Information supplied —

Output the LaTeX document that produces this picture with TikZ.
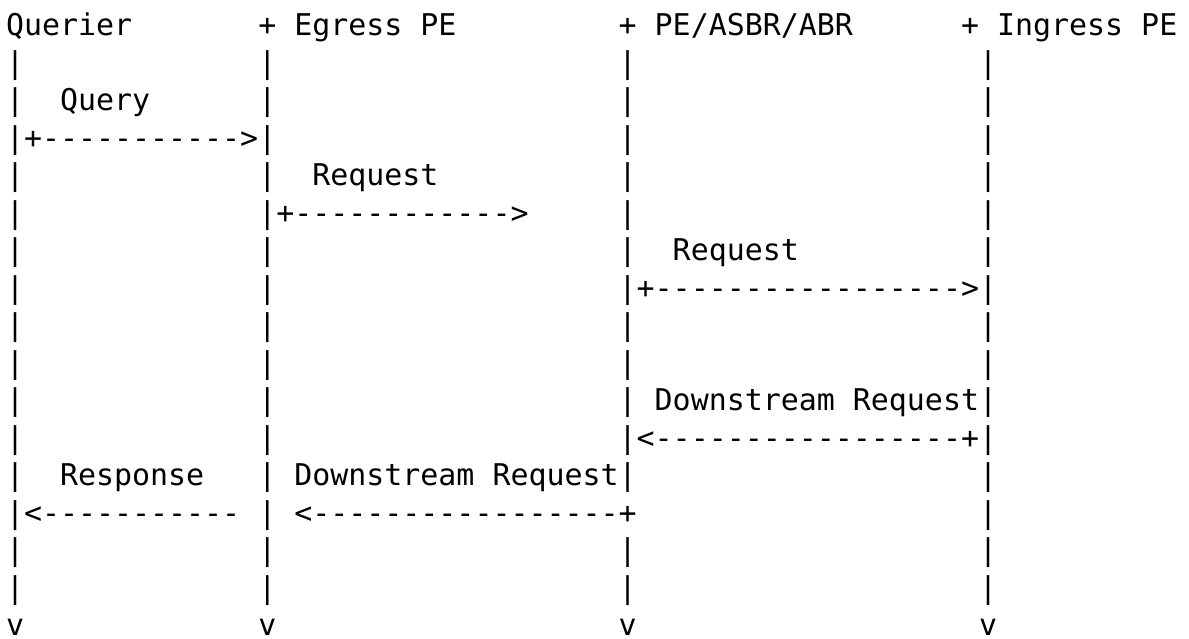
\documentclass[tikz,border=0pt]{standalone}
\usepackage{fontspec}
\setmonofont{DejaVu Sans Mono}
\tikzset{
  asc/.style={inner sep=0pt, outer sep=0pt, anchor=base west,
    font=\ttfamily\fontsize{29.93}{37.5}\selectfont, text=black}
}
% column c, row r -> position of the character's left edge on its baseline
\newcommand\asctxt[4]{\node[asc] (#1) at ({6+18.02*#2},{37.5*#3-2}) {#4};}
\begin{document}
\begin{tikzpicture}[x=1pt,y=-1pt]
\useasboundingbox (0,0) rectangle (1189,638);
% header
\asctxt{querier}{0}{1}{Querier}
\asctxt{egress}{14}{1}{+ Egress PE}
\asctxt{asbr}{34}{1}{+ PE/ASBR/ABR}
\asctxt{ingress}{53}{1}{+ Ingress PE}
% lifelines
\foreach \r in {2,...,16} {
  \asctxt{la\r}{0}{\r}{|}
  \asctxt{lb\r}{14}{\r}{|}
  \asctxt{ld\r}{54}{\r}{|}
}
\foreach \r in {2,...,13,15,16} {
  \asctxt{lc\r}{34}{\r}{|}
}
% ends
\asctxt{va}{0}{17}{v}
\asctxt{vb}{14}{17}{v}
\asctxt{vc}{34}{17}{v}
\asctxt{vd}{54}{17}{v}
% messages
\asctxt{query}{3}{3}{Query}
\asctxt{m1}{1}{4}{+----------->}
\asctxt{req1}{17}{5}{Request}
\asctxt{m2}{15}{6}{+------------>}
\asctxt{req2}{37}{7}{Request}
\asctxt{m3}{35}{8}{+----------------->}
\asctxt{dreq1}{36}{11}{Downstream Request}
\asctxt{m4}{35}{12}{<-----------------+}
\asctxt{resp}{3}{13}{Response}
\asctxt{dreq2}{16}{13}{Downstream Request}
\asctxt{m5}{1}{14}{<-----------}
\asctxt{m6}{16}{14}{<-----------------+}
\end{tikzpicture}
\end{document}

Exercise goal —
Reproduce every line precisely as given, omitting all pictures.

Output of the exercise —
Output the LaTeX document that produces this picture with TikZ.
\documentclass[tikz,border=0pt]{standalone}
\usepackage{fontspec}
\setmonofont{DejaVu Sans Mono}
\tikzset{
  asc/.style={inner sep=0pt, outer sep=0pt, anchor=base west,
    font=\ttfamily\fontsize{29.93}{37.5}\selectfont, text=black}
}
% column c, row r -> position of the character's left edge on its baseline
\newcommand\asctxt[4]{\node[asc] (#1) at ({6+18.02*#2},{37.5*#3-2}) {#4};}
\begin{document}
\begin{tikzpicture}[x=1pt,y=-1pt]
\useasboundingbox (0,0) rectangle (1189,638);
% header
\asctxt{querier}{0}{1}{Querier}
\asctxt{egress}{14}{1}{+ Egress PE}
\asctxt{asbr}{34}{1}{+ PE/ASBR/ABR}
\asctxt{ingress}{53}{1}{+ Ingress PE}
% lifelines
\foreach \r in {2,...,16} {
  \asctxt{la\r}{0}{\r}{|}
  \asctxt{lb\r}{14}{\r}{|}
  \asctxt{ld\r}{54}{\r}{|}
}
\foreach \r in {2,...,13,15,16} {
  \asctxt{lc\r}{34}{\r}{|}
}
% ends
\asctxt{va}{0}{17}{v}
\asctxt{vb}{14}{17}{v}
\asctxt{vc}{34}{17}{v}
\asctxt{vd}{54}{17}{v}
% messages
\asctxt{query}{3}{3}{Query}
\asctxt{m1}{1}{4}{+----------->}
\asctxt{req1}{17}{5}{Request}
\asctxt{m2}{15}{6}{+------------>}
\asctxt{req2}{37}{7}{Request}
\asctxt{m3}{35}{8}{+----------------->}
\asctxt{dreq1}{36}{11}{Downstream Request}
\asctxt{m4}{35}{12}{<-----------------+}
\asctxt{resp}{3}{13}{Response}
\asctxt{dreq2}{16}{13}{Downstream Request}
\asctxt{m5}{1}{14}{<-----------}
\asctxt{m6}{16}{14}{<-----------------+}
\end{tikzpicture}
\end{document}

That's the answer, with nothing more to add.